Tuesday, October 28, 2014

He calls me His




But as it is, they desire a better country, that is, a heavenly one. Therefore God is not ashamed to be called their God, for he has prepared for them a city.
Hebrews 11:16


Writing a manuscript sometimes becomes a balancing line between what we want to write and what we're allowed to write. Between what we feel will make a good story and what we know the industry requires or won't allow.

For me...I let the words flow as they come. Every so often I write something that I question whether it will be allowed if that manuscript makes it into print. I have one manuscript that has my hero and heroine sharing a hotel room with a single bed. And they aren't married. I have doubts if an agent or publisher would allow me to leave that in. 

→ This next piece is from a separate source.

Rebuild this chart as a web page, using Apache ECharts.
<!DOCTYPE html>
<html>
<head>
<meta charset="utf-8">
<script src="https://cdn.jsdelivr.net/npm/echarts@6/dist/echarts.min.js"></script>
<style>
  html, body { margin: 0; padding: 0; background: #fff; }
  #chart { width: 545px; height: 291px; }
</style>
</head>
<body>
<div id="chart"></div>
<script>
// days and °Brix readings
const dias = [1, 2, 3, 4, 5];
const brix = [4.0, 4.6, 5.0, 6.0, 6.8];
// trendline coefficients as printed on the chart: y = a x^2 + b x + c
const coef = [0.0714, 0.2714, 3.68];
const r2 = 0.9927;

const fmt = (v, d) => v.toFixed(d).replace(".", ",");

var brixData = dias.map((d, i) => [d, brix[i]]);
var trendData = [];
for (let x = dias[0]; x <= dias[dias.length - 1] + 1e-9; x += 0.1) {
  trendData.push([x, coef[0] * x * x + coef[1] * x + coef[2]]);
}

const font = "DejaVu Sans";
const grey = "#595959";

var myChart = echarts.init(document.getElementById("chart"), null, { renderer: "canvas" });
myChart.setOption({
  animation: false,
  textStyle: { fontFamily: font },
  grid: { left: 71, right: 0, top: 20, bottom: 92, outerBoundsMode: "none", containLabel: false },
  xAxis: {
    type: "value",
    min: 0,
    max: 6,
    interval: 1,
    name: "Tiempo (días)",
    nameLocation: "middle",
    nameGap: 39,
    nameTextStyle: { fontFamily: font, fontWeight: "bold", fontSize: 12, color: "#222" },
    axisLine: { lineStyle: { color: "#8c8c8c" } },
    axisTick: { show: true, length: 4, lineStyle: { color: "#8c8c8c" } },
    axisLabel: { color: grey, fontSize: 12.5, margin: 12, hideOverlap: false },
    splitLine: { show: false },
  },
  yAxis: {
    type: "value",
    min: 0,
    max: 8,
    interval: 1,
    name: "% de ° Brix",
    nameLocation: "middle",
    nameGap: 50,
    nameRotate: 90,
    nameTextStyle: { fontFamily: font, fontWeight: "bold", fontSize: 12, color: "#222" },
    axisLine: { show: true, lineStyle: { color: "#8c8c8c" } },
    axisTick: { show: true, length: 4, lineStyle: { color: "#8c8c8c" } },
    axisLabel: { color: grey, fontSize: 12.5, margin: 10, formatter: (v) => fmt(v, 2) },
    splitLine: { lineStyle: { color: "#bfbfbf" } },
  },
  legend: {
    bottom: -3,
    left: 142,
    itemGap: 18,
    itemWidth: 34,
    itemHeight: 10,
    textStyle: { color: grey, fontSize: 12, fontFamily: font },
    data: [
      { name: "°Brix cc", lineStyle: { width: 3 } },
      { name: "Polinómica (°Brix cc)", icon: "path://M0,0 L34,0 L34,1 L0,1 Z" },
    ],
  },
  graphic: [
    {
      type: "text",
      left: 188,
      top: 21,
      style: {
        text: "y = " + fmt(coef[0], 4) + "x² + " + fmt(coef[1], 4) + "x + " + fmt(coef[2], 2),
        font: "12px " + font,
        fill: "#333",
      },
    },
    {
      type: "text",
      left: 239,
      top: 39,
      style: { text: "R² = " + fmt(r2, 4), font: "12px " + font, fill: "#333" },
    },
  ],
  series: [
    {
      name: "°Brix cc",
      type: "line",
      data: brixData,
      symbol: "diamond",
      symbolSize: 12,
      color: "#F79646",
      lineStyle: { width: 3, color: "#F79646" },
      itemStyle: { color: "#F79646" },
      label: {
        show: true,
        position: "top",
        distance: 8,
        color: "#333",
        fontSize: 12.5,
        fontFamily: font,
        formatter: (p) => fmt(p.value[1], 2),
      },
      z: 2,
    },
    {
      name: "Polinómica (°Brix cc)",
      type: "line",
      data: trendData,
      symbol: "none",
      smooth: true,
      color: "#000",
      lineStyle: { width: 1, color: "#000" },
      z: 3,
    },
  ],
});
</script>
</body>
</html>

I didn't plan to put that in there but my manuscript, as with real life, had things going on that landed them at a hotel in the middle of the night where only a single room was available. What are the characters to do? He is injured and unable to drive and she's too tired to keep driving. Life happens. Even in fiction.

In this case that put them in a situation where they have to share a room with one bed or keep driving. They took the room.

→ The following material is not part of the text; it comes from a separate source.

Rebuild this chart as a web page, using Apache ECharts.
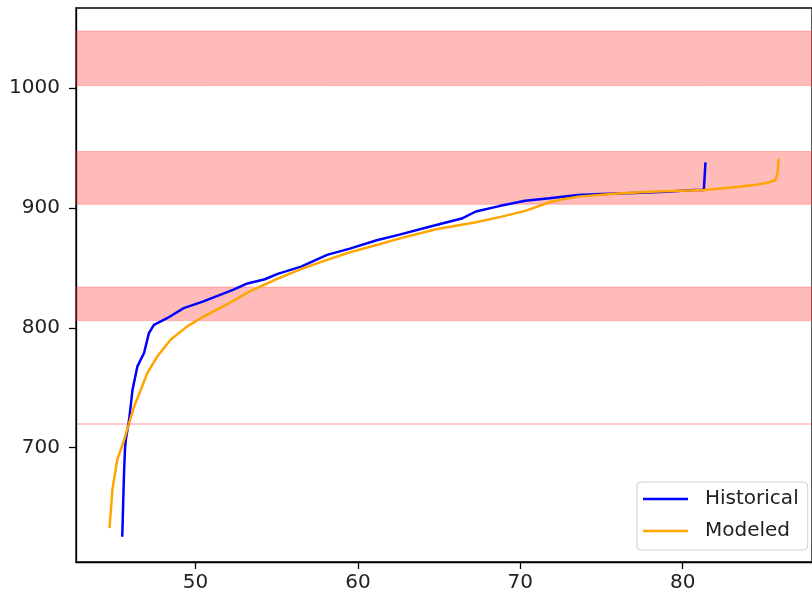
<!DOCTYPE html>
<html>
<head>
<meta charset="utf-8">
<script src="https://cdn.jsdelivr.net/npm/echarts@6/dist/echarts.min.js"></script>
<style>
  html, body { margin: 0; padding: 0; background: #fff; }
  #chart { width: 812px; height: 597px; }
</style>
</head>
<body>
<div id="chart"></div>
<script>
// data
var historicalX = [45.49, 45.55, 45.6, 45.66, 45.71, 45.91, 46.12, 46.42, 46.83, 47.13, 47.44, 48.25, 49.27, 50.49, 52.3, 53.2, 54.27, 55.06, 56.5, 58.1, 59.5, 61.16, 62.5, 64.82, 66.45, 67.26, 68.7, 70.3, 71.8, 73.55, 75, 77, 79, 80.67, 81.3, 81.4];
var historicalY = [625.8, 656.7, 680, 700, 707, 723.3, 748.3, 767.8, 779, 795.6, 802.5, 808, 816.4, 822, 831.7, 837, 840.5, 845, 851, 860.8, 866, 873, 877.5, 885.8, 891.4, 897, 901.5, 906, 908, 910.8, 911.5, 912.5, 913.5, 915, 915, 938];
var modeledX = [44.7, 44.8, 44.88, 45.18, 45.61, 45.91, 46.22, 46.63, 47.03, 47.64, 48.46, 49.47, 50.49, 51.7, 53.34, 55.06, 56.5, 58.1, 59.5, 61.16, 62.7, 64.82, 67.26, 68.8, 70.3, 71.93, 73.55, 76, 78, 81.3, 83, 84.4, 85.2, 85.7, 85.85, 85.9];
var modeledY = [633, 650, 665, 690, 706.7, 720.6, 734.4, 748.3, 762.2, 776, 790, 801, 809.4, 817.8, 830.3, 841, 849, 856.7, 863, 869, 875, 882.2, 888, 892.5, 897.5, 905.3, 909.4, 912, 913.5, 915, 917, 919, 921, 923, 930, 941];
var bands = [[1002, 1047.5], [903, 947], [806, 834]];
var thinLine = 720;
var xTicks = [50, 60, 70, 80];
var yTicks = [700, 800, 900, 1000];

function pairs(xs, ys) {
	var out = [];
	for (var i = 0; i < xs.length; i++) out.push([xs[i], ys[i]]);
	return out;
}

var myChart = echarts.init(document.getElementById('chart'));
var bandAreas = bands.map(function (b) {
	return [{ yAxis: b[0] }, { yAxis: b[1] }];
});

var axisCommon = {
	type: 'value',
	axisLine: { show: true, lineStyle: { color: '#000', width: 1.3 } },
	axisTick: { show: true, length: 7, inside: false, lineStyle: { color: '#000', width: 1.3 } },
	splitLine: { show: false },
	axisLabel: { color: '#222', fontFamily: 'DejaVu Sans', fontSize: 20, formatter: function (v) { return String(v); } }
};

var option = {
	animation: false,
	grid: {
		left: 76, top: 8, width: 744, height: 554,
		show: true, borderColor: '#000', borderWidth: 1.3, backgroundColor: '#fff'
	},
	xAxis: Object.assign({}, axisCommon, {
		min: 42.64, max: 87.96,
		axisTick: Object.assign({}, axisCommon.axisTick, { customValues: xTicks }),
		axisLabel: Object.assign({}, axisCommon.axisLabel, { customValues: xTicks, margin: 11 })
	}),
	yAxis: Object.assign({}, axisCommon, {
		min: 604.7, max: 1066.7,
		axisTick: Object.assign({}, axisCommon.axisTick, { customValues: yTicks }),
		axisLabel: Object.assign({}, axisCommon.axisLabel, { customValues: yTicks, margin: 16 })
	}),
	legend: {
		orient: 'vertical',
		left: 637, top: 482,
		padding: [6, 9, 8, 6],
		itemGap: 10,
		itemWidth: 45, itemHeight: 2.6,
		icon: 'rect',
		backgroundColor: '#fff',
		borderColor: '#d0d0d0', borderWidth: 1, borderRadius: 4,
		textStyle: { color: '#222', fontFamily: 'DejaVu Sans', fontSize: 20, lineHeight: 22, padding: [0, 0, 0, 12] },
		data: ['Historical', 'Modeled']
	},
	series: [
		{
			name: 'bands',
			type: 'line',
			data: [],
			silent: true,
			markArea: {
				silent: true,
				itemStyle: { color: 'rgba(255,0,0,0.27)', borderColor: 'rgba(255,80,80,0.35)', borderWidth: 1 },
				data: bandAreas
			},
			markLine: {
				silent: true,
				symbol: 'none',
				label: { show: false },
				lineStyle: { color: 'rgba(255,0,0,0.2)', width: 2, type: 'solid' },
				data: [{ yAxis: thinLine }]
			}
		},
		{
			name: 'Historical',
			type: 'line',
			showSymbol: false,
			color: '#0000ff',
			lineStyle: { color: '#0000ff', width: 2.5 },
			data: pairs(historicalX, historicalY),
			z: 3
		},
		{
			name: 'Modeled',
			type: 'line',
			showSymbol: false,
			color: '#ffa500',
			lineStyle: { color: '#ffa500', width: 2.5 },
			data: pairs(modeledX, modeledY),
			z: 4
		}
	]
};
myChart.setOption(option);
</script>
</body>
</html>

But I don't know that that scene will be allowed by industry standards. I may need to rewrite it if that manuscript ever gets accepted by an agent. For now I am leaving it because it worked well with the story. And I have read numerous other books where the hero and heroine spent the night alone together without marriage. 

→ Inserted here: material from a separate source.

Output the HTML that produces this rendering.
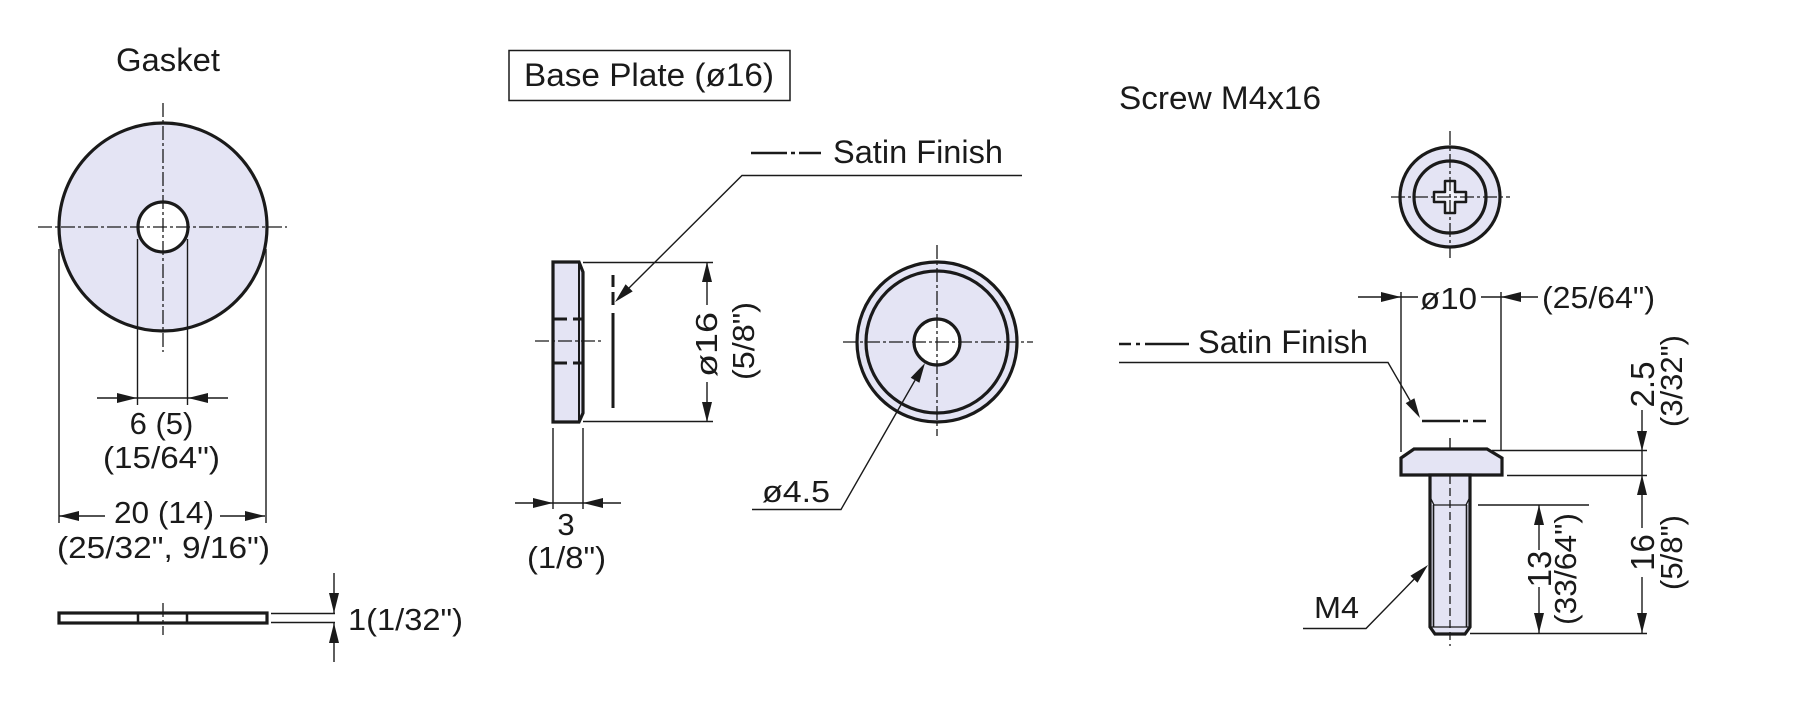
<!DOCTYPE html>
<html><head><meta charset="utf-8"><style>
html,body{margin:0;padding:0;background:#fff;}
svg{display:block;}
text{font-family:"Liberation Sans",Arial,sans-serif;font-size:31px;fill:#1a1a1a;}
.o{stroke:#1a1a1a;stroke-width:3.2;fill:none;}
.t{stroke:#1a1a1a;stroke-width:1.4;fill:none;}
.c{stroke:#1a1a1a;stroke-width:1.3;fill:none;stroke-dasharray:14 3 3 3;}
.h{stroke:#1a1a1a;stroke-width:1.3;fill:none;stroke-dasharray:8 4;}
.a{fill:#1a1a1a;stroke:none;}
.f{fill:#e4e4f4;}
</style></head><body>
<svg width="1800" height="708" viewBox="0 0 1800 708" xmlns="http://www.w3.org/2000/svg">
<rect width="1800" height="708" fill="#fff"/>

<!-- ============ GASKET ============ -->
<text x="168" y="71" text-anchor="middle" textLength="104" lengthAdjust="spacingAndGlyphs" style="font-size:32px">Gasket</text>
<circle cx="163" cy="227" r="104" class="o f"/>
<circle cx="163" cy="227" r="25" class="o" style="fill:#fff"/>
<line x1="163" y1="103" x2="163" y2="352" class="c"/>
<line x1="38" y1="227" x2="287" y2="227" class="c"/>
<line x1="59" y1="249" x2="59" y2="523" class="t"/>
<line x1="266" y1="249" x2="266" y2="523" class="t"/>
<line x1="137.5" y1="239" x2="137.5" y2="405" class="t"/>
<line x1="187.5" y1="239" x2="187.5" y2="405" class="t"/>
<line x1="97" y1="398" x2="228" y2="398" class="t"/>
<polygon class="a" points="137,398 117,393 117,403"/>
<polygon class="a" points="188,398 208,393 208,403"/>
<text x="161.5" y="434" text-anchor="middle">6 (5)</text>
<text x="161.5" y="468" text-anchor="middle" textLength="117" lengthAdjust="spacingAndGlyphs">(15/64")</text>
<line x1="59" y1="516" x2="105" y2="516" class="t"/>
<line x1="220" y1="516" x2="265" y2="516" class="t"/>
<polygon class="a" points="59,516 79,511 79,521"/>
<polygon class="a" points="265,516 245,511 245,521"/>
<text x="164" y="523" text-anchor="middle" textLength="100" lengthAdjust="spacingAndGlyphs">20 (14)</text>
<text x="163.5" y="558" text-anchor="middle" textLength="213" lengthAdjust="spacingAndGlyphs">(25/32", 9/16")</text>
<!-- side view -->
<rect x="59" y="613" width="208" height="10" class="o" style="fill:#fff"/>
<line x1="138" y1="613" x2="138" y2="623" stroke="#1a1a1a" stroke-width="2.5"/>
<line x1="187" y1="613" x2="187" y2="623" stroke="#1a1a1a" stroke-width="2.5"/>
<line x1="163" y1="603" x2="163" y2="635" class="c"/>
<line x1="271" y1="613.5" x2="335" y2="613.5" class="t"/>
<line x1="271" y1="622.5" x2="335" y2="622.5" class="t"/>
<line x1="334" y1="573" x2="334" y2="613" class="t"/>
<line x1="334" y1="623" x2="334" y2="662" class="t"/>
<polygon class="a" points="334,613 329,593 339,593"/>
<polygon class="a" points="334,623 329,643 339,643"/>
<text x="348" y="630" textLength="115" lengthAdjust="spacingAndGlyphs">1(1/32")</text>

<!-- ============ BASE PLATE ============ -->
<rect x="509" y="50.5" width="281" height="50" fill="none" stroke="#1a1a1a" stroke-width="1.5"/>
<text x="524" y="86" textLength="250" lengthAdjust="spacingAndGlyphs" style="font-size:32px">Base Plate (ø16)</text>
<line x1="751" y1="153" x2="787" y2="153" stroke="#1a1a1a" stroke-width="2.5"/>
<line x1="791" y1="153" x2="795" y2="153" stroke="#1a1a1a" stroke-width="2.5"/>
<line x1="799" y1="153" x2="821" y2="153" stroke="#1a1a1a" stroke-width="2.5"/>
<text x="833" y="163" textLength="170" lengthAdjust="spacingAndGlyphs" style="font-size:32px">Satin Finish</text>
<polyline points="1022,175.5 742,175.5 629,288" class="t"/>
<polygon class="a" points="615,302 632.7,291.4 625.6,284.3"/>
<!-- side -->
<polygon points="553,262 579,262 583,272 583,413 579,422 553,422" class="o f"/>
<line x1="579" y1="262" x2="579" y2="422" stroke="#1a1a1a" stroke-width="2"/>
<g stroke="#1a1a1a" stroke-width="3">
<line x1="553" y1="319" x2="567" y2="319"/><line x1="573" y1="319" x2="583" y2="319"/>
<line x1="553" y1="363" x2="567" y2="363"/><line x1="573" y1="363" x2="583" y2="363"/>
<line x1="613" y1="275" x2="613" y2="287"/><line x1="613" y1="292" x2="613" y2="305"/><line x1="613" y1="313" x2="613" y2="408"/>
</g>
<line x1="535" y1="341" x2="602" y2="341" class="c"/>
<line x1="583" y1="262.5" x2="713" y2="262.5" class="t"/>
<line x1="583" y1="421.5" x2="713" y2="421.5" class="t"/>
<line x1="707" y1="262" x2="707" y2="305" class="t"/>
<line x1="707" y1="382" x2="707" y2="422" class="t"/>
<polygon class="a" points="707,262 702,282 712,282"/>
<polygon class="a" points="707,422 702,402 712,402"/>
<text transform="translate(717,344.5) rotate(-90)" text-anchor="middle" textLength="65" lengthAdjust="spacingAndGlyphs">ø16</text>
<text transform="translate(754,341) rotate(-90)" text-anchor="middle" textLength="78" lengthAdjust="spacingAndGlyphs">(5/8")</text>
<line x1="553" y1="428" x2="553" y2="509" class="t"/>
<line x1="583" y1="428" x2="583" y2="509" class="t"/>
<line x1="515" y1="503" x2="621" y2="503" class="t"/>
<polygon class="a" points="553,503 533,498 533,508"/>
<polygon class="a" points="583,503 603,498 603,508"/>
<text x="566" y="535" text-anchor="middle">3</text>
<text x="566.5" y="568" text-anchor="middle" textLength="79" lengthAdjust="spacingAndGlyphs">(1/8")</text>
<!-- front -->
<circle cx="937" cy="342" r="80" class="o f"/>
<circle cx="937" cy="342" r="71" class="o"/>
<circle cx="937" cy="342" r="23" class="o" style="fill:#fff"/>
<line x1="937" y1="245" x2="937" y2="436" class="c"/>
<line x1="843" y1="342" x2="1033" y2="342" class="c"/>
<polyline points="752,509.5 841,509.5 915,380.3" class="t"/>
<polygon class="a" points="925,363 919.4,382.8 910.7,377.8"/>
<text x="762" y="502" textLength="68" lengthAdjust="spacingAndGlyphs">ø4.5</text>

<!-- ============ SCREW ============ -->
<text x="1119" y="109" textLength="202" lengthAdjust="spacingAndGlyphs" style="font-size:32px">Screw M4x16</text>
<circle cx="1450" cy="197" r="50" class="o f"/>
<circle cx="1450" cy="197" r="36" class="o"/>
<path d="M1445,181 L1455,181 L1455,192 L1466,192 L1466,202 L1455,202 L1455,213 L1445,213 L1445,202 L1434,202 L1434,192 L1445,192 Z" stroke="#1a1a1a" stroke-width="2.5" fill="#f2f2fa" stroke-linejoin="round"/>
<line x1="1450" y1="131" x2="1450" y2="258" class="c"/>
<line x1="1391" y1="197" x2="1510" y2="197" class="c"/>
<!-- ø10 -->
<line x1="1401" y1="292" x2="1401" y2="452" class="t"/>
<line x1="1501" y1="292" x2="1501" y2="450" class="t"/>
<line x1="1358" y1="297" x2="1418" y2="297" class="t"/>
<line x1="1481" y1="297" x2="1538" y2="297" class="t"/>
<polygon class="a" points="1401,297 1381,292 1381,302"/>
<polygon class="a" points="1501,297 1521,292 1521,302"/>
<text x="1420" y="309" textLength="57" lengthAdjust="spacingAndGlyphs">ø10</text>
<text x="1542" y="308" textLength="113" lengthAdjust="spacingAndGlyphs">(25/64")</text>
<!-- satin -->
<line x1="1119" y1="344" x2="1131" y2="344" stroke="#1a1a1a" stroke-width="2.5"/>
<line x1="1136" y1="344" x2="1140" y2="344" stroke="#1a1a1a" stroke-width="2.5"/>
<line x1="1145" y1="344" x2="1189" y2="344" stroke="#1a1a1a" stroke-width="2.5"/>
<text x="1198" y="353" textLength="170" lengthAdjust="spacingAndGlyphs" style="font-size:32px">Satin Finish</text>
<polyline points="1119,362.5 1388,362.5 1410.1,400.6" class="t"/>
<polygon class="a" points="1420,418 1414.4,398.2 1405.7,403.1"/>
<g stroke="#1a1a1a" stroke-width="2.5">
<line x1="1422" y1="421" x2="1460" y2="421"/><line x1="1463" y1="421" x2="1468" y2="421"/><line x1="1473" y1="421" x2="1486" y2="421"/>
</g>
<!-- head & shank -->
<line x1="1450" y1="438" x2="1450" y2="449" class="t"/>
<polygon points="1414,449 1487,449 1502,458 1502,475 1401,475 1401,458" class="o f"/>
<polygon points="1430,475 1470,475 1470,627 1465,634 1435,634 1430,627" class="o f"/>
<line x1="1430" y1="497" x2="1434" y2="505" stroke="#1a1a1a" stroke-width="1.3"/>
<line x1="1470" y1="497" x2="1466" y2="505" stroke="#1a1a1a" stroke-width="1.3"/>
<line x1="1433" y1="505" x2="1467" y2="505" stroke="#1a1a1a" stroke-width="1.3"/>
<line x1="1433.5" y1="505" x2="1433.5" y2="627" stroke="#1a1a1a" stroke-width="1.6"/>
<line x1="1466.5" y1="505" x2="1466.5" y2="627" stroke="#1a1a1a" stroke-width="1.6"/>
<line x1="1430" y1="627" x2="1470" y2="627" stroke="#1a1a1a" stroke-width="1.3"/>
<line x1="1450" y1="476" x2="1450" y2="646" class="h"/>
<!-- right dims -->
<line x1="1492" y1="450.5" x2="1647" y2="450.5" class="t"/>
<line x1="1507" y1="475.5" x2="1647" y2="475.5" class="t"/>
<line x1="1470" y1="633.5" x2="1647" y2="633.5" class="t"/>
<line x1="1478" y1="505" x2="1589" y2="505" class="t"/>
<line x1="1642" y1="410" x2="1642" y2="528" class="t"/>
<line x1="1642" y1="577" x2="1642" y2="633" class="t"/>
<polygon class="a" points="1642,451 1637,431 1647,431"/>
<polygon class="a" points="1642,475 1637,495 1647,495"/>
<polygon class="a" points="1642,633 1637,613 1647,613"/>
<text transform="translate(1654,384.5) rotate(-90)" text-anchor="middle" style="font-size:33px">2.5</text>
<text transform="translate(1682,381) rotate(-90)" text-anchor="middle" textLength="92" lengthAdjust="spacingAndGlyphs">(3/32")</text>
<text transform="translate(1654,552.5) rotate(-90)" text-anchor="middle" style="font-size:33px">16</text>
<text transform="translate(1682,552.5) rotate(-90)" text-anchor="middle" textLength="75" lengthAdjust="spacingAndGlyphs">(5/8")</text>
<line x1="1539" y1="505" x2="1539" y2="550" class="t"/>
<line x1="1539" y1="587" x2="1539" y2="633" class="t"/>
<polygon class="a" points="1539,505 1534,525 1544,525"/>
<polygon class="a" points="1539,633 1534,613 1544,613"/>
<text transform="translate(1551,569) rotate(-90)" text-anchor="middle" style="font-size:33px">13</text>
<text transform="translate(1576,569) rotate(-90)" text-anchor="middle" textLength="112" lengthAdjust="spacingAndGlyphs">(33/64")</text>
<!-- M4 -->
<polyline points="1303,628.5 1366,628.5 1414,579.3" class="t"/>
<polygon class="a" points="1428,565 1417.5,582.8 1410.4,575.8"/>
<text x="1314" y="618" textLength="45" lengthAdjust="spacingAndGlyphs">M4</text>
</svg>
</body></html>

All that to say there are many times in writing that I, as an author, straddle the fence. Are my characters growing too close too fast? I don't like conflict between my hero and heroine- but it is required by the industry- so my conflict often gets solved, or close to it, too early in the story. Then there is the issue of my characters faith. Are they showing enough of it? Is it deep enough? Can my readers grow in their own faith based off something in my characters faith? Do I have enough Bible verses in it? Too many? Are my characters showing dependence on the Lord as they face the many trials I send their way? Can you tell by their actions and lives that they are followers of the one true Lord?

Our Lord is never ashamed to call His people His. He gladly calls us His children. If we belong to Him. There is a whole lot of security in that. It is what I cling to when I need to know I'm not alone. When life becomes more than I can bear instead of panicking I turn to the only One that can make a difference. To the One that can change the outcome if He so desires. And I place everything in His hands. Because I am His child.

And He calls me His.

But do my characters show that? Will my readers see it in their lives? Will my manuscripts give hope and edification to those that read them? 

My ability to write is nothing short of a gift from God. If I fail to use that gift in a way that glorifies my Lord than I am not using my gift to the best of my ability. 

And so...I straddle the fence. I try to write to please my Lord while still staying within industry standards. Do I accomplish both? I do not know. I can only pray that with every word I write I am pleasing my Lord and that He knows I am trying to write in a way that brings glory to Him.